PROVIDED DATA
********
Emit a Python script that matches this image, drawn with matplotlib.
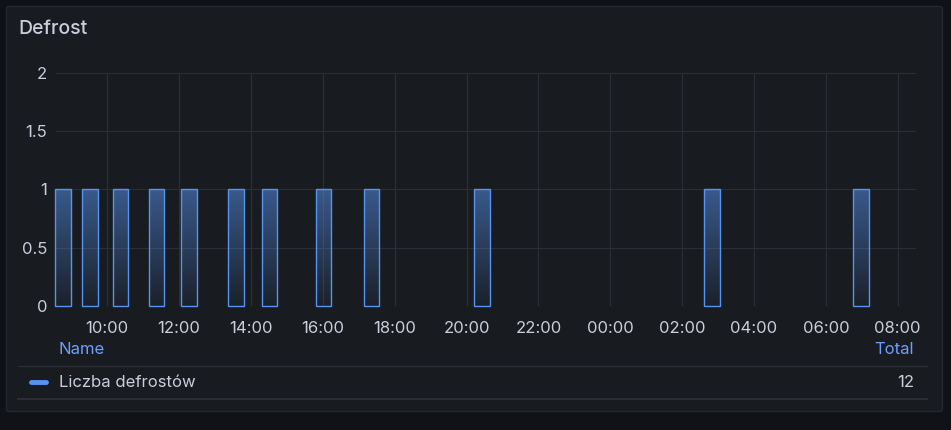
import numpy as np
import matplotlib
matplotlib.use("Agg")
import matplotlib.pyplot as plt
from matplotlib.patches import FancyBboxPatch, Rectangle
from matplotlib.lines import Line2D

plt.rcParams['font.family'] = ['Inter', 'DejaVu Sans']

# data
title = "Defrost"
series_name = "Liczba defrostów"
defrost_times = ["08:46", "09:31", "10:22", "11:22", "12:17", "13:35",
                 "14:31", "16:01", "17:21", "20:26", "02:50", "06:59"]
defrost_counts = [1, 1, 1, 1, 1, 1, 1, 1, 1, 1, 1, 1]
x_tick_labels = ["10:00", "12:00", "14:00", "16:00", "18:00", "20:00",
                 "22:00", "00:00", "02:00", "04:00", "06:00", "08:00"]
y_ticks = [0, 0.5, 1, 1.5, 2]
y_tick_labels = ["0", "0.5", "1", "1.5", "2"]
total_label = "12"

W, H = 951, 430
BG = "#111217"
PANEL = "#181b1f"
TEXT = "#ccccdc"
GRID = "#2b2e34"
BLUE = "#5794f2"
HEAD = "#6e9fff"


def fx(x):
    return x / W


def fy(y):
    return 1 - y / H


def to_hours(s, start=8.5):
    h, m = s.split(":")
    v = int(h) + int(m) / 60
    if v < start:
        v += 24
    return v


xs = np.array([to_hours(t) for t in defrost_times])
tick_pos = np.array([to_hours(t) for t in x_tick_labels])

fig = plt.figure(figsize=(W / 100, H / 100), dpi=100)
fig.patch.set_facecolor(BG)

panel = FancyBboxPatch((fx(6.5), fy(411.5)), fx(936), (411.5 - 6.5) / H,
                       boxstyle="round,pad=0,rounding_size=0.004",
                       transform=fig.transFigure, facecolor=PANEL,
                       edgecolor="#24272d", linewidth=1.0, zorder=-10)
fig.patches.append(panel)

fig.text(fx(18), fy(29), title, color=TEXT, fontsize=14, fontweight="medium",
         ha="left", va="center")

ax = fig.add_axes([fx(55.7), fy(305.7), fx(916 - 55.7), (305.7 - 73) / H])
ax.set_facecolor("none")
ax.set_xlim(8.564, 32.51)
ax.set_ylim(0, 2)
for s in ax.spines.values():
    s.set_visible(False)
ax.set_xticks(tick_pos)
ax.set_xticklabels(x_tick_labels)
ax.set_yticks(y_ticks)
ax.set_yticklabels(y_tick_labels)
ax.tick_params(length=0, colors=TEXT, labelsize=12)
ax.tick_params(axis="x", pad=11)
ax.tick_params(axis="y", pad=6)
ax.grid(True, color=GRID, linewidth=0.8)
ax.set_axisbelow(True)

bar_w = 0.437
grad = np.linspace(0.05, 0.52, 256).reshape(-1, 1)
cmap_img = np.zeros((256, 1, 4))
cmap_img[..., 0] = 87 / 255
cmap_img[..., 1] = 148 / 255
cmap_img[..., 2] = 242 / 255
cmap_img[..., 3] = grad
for x, c in zip(xs, defrost_counts):
    rect = Rectangle((x - bar_w / 2, 0), bar_w, c, facecolor="none",
                     edgecolor=BLUE, linewidth=1.0, clip_on=False, zorder=3)
    ax.add_patch(rect)
    im = ax.imshow(cmap_img, extent=(x - bar_w / 2, x + bar_w / 2, 0, c),
                   origin="lower", aspect="auto", zorder=2,
                   interpolation="bilinear")
    im.set_clip_path(rect)
ax.set_xlim(8.564, 32.51)
ax.set_ylim(0, 2)

# legend table
fig.text(fx(59), fy(349.5), "Name", color=HEAD, fontsize=12, ha="left", va="center")
fig.text(fx(914), fy(349.5), "Total", color=HEAD, fontsize=12, ha="right", va="center")
fig.add_artist(Line2D([fx(18), fx(927)], [fy(366), fy(366)], color="#2a2d33",
                      linewidth=1.0, transform=fig.transFigure))
fig.add_artist(Line2D([fx(31), fx(46)], [fy(382), fy(382)], color=BLUE,
                      linewidth=3.5, solid_capstyle="round",
                      transform=fig.transFigure))
fig.text(fx(59), fy(382.5), series_name, color=TEXT, fontsize=12, ha="left", va="center")
fig.text(fx(914), fy(382.5), total_label, color=TEXT, fontsize=12, ha="right", va="center")
fig.add_artist(Line2D([fx(18), fx(927)], [fy(398.5), fy(398.5)], color="#2a2d33",
                      linewidth=1.5, transform=fig.transFigure))

fig.savefig("out.png", dpi=100, facecolor=BG)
********
PROBLEM REQUIREMENTS
Return the listing above in full and without alteration, excluding its pictures.

RESULT OF THE TASK
Emit a Python script that matches this image, drawn with matplotlib.
import numpy as np
import matplotlib
matplotlib.use("Agg")
import matplotlib.pyplot as plt
from matplotlib.patches import FancyBboxPatch, Rectangle
from matplotlib.lines import Line2D

plt.rcParams['font.family'] = ['Inter', 'DejaVu Sans']

# data
title = "Defrost"
series_name = "Liczba defrostów"
defrost_times = ["08:46", "09:31", "10:22", "11:22", "12:17", "13:35",
                 "14:31", "16:01", "17:21", "20:26", "02:50", "06:59"]
defrost_counts = [1, 1, 1, 1, 1, 1, 1, 1, 1, 1, 1, 1]
x_tick_labels = ["10:00", "12:00", "14:00", "16:00", "18:00", "20:00",
                 "22:00", "00:00", "02:00", "04:00", "06:00", "08:00"]
y_ticks = [0, 0.5, 1, 1.5, 2]
y_tick_labels = ["0", "0.5", "1", "1.5", "2"]
total_label = "12"

W, H = 951, 430
BG = "#111217"
PANEL = "#181b1f"
TEXT = "#ccccdc"
GRID = "#2b2e34"
BLUE = "#5794f2"
HEAD = "#6e9fff"


def fx(x):
    return x / W


def fy(y):
    return 1 - y / H


def to_hours(s, start=8.5):
    h, m = s.split(":")
    v = int(h) + int(m) / 60
    if v < start:
        v += 24
    return v


xs = np.array([to_hours(t) for t in defrost_times])
tick_pos = np.array([to_hours(t) for t in x_tick_labels])

fig = plt.figure(figsize=(W / 100, H / 100), dpi=100)
fig.patch.set_facecolor(BG)

panel = FancyBboxPatch((fx(6.5), fy(411.5)), fx(936), (411.5 - 6.5) / H,
                       boxstyle="round,pad=0,rounding_size=0.004",
                       transform=fig.transFigure, facecolor=PANEL,
                       edgecolor="#24272d", linewidth=1.0, zorder=-10)
fig.patches.append(panel)

fig.text(fx(18), fy(29), title, color=TEXT, fontsize=14, fontweight="medium",
         ha="left", va="center")

ax = fig.add_axes([fx(55.7), fy(305.7), fx(916 - 55.7), (305.7 - 73) / H])
ax.set_facecolor("none")
ax.set_xlim(8.564, 32.51)
ax.set_ylim(0, 2)
for s in ax.spines.values():
    s.set_visible(False)
ax.set_xticks(tick_pos)
ax.set_xticklabels(x_tick_labels)
ax.set_yticks(y_ticks)
ax.set_yticklabels(y_tick_labels)
ax.tick_params(length=0, colors=TEXT, labelsize=12)
ax.tick_params(axis="x", pad=11)
ax.tick_params(axis="y", pad=6)
ax.grid(True, color=GRID, linewidth=0.8)
ax.set_axisbelow(True)

bar_w = 0.437
grad = np.linspace(0.05, 0.52, 256).reshape(-1, 1)
cmap_img = np.zeros((256, 1, 4))
cmap_img[..., 0] = 87 / 255
cmap_img[..., 1] = 148 / 255
cmap_img[..., 2] = 242 / 255
cmap_img[..., 3] = grad
for x, c in zip(xs, defrost_counts):
    rect = Rectangle((x - bar_w / 2, 0), bar_w, c, facecolor="none",
                     edgecolor=BLUE, linewidth=1.0, clip_on=False, zorder=3)
    ax.add_patch(rect)
    im = ax.imshow(cmap_img, extent=(x - bar_w / 2, x + bar_w / 2, 0, c),
                   origin="lower", aspect="auto", zorder=2,
                   interpolation="bilinear")
    im.set_clip_path(rect)
ax.set_xlim(8.564, 32.51)
ax.set_ylim(0, 2)

# legend table
fig.text(fx(59), fy(349.5), "Name", color=HEAD, fontsize=12, ha="left", va="center")
fig.text(fx(914), fy(349.5), "Total", color=HEAD, fontsize=12, ha="right", va="center")
fig.add_artist(Line2D([fx(18), fx(927)], [fy(366), fy(366)], color="#2a2d33",
                      linewidth=1.0, transform=fig.transFigure))
fig.add_artist(Line2D([fx(31), fx(46)], [fy(382), fy(382)], color=BLUE,
                      linewidth=3.5, solid_capstyle="round",
                      transform=fig.transFigure))
fig.text(fx(59), fy(382.5), series_name, color=TEXT, fontsize=12, ha="left", va="center")
fig.text(fx(914), fy(382.5), total_label, color=TEXT, fontsize=12, ha="right", va="center")
fig.add_artist(Line2D([fx(18), fx(927)], [fy(398.5), fy(398.5)], color="#2a2d33",
                      linewidth=1.5, transform=fig.transFigure))

fig.savefig("out.png", dpi=100, facecolor=BG)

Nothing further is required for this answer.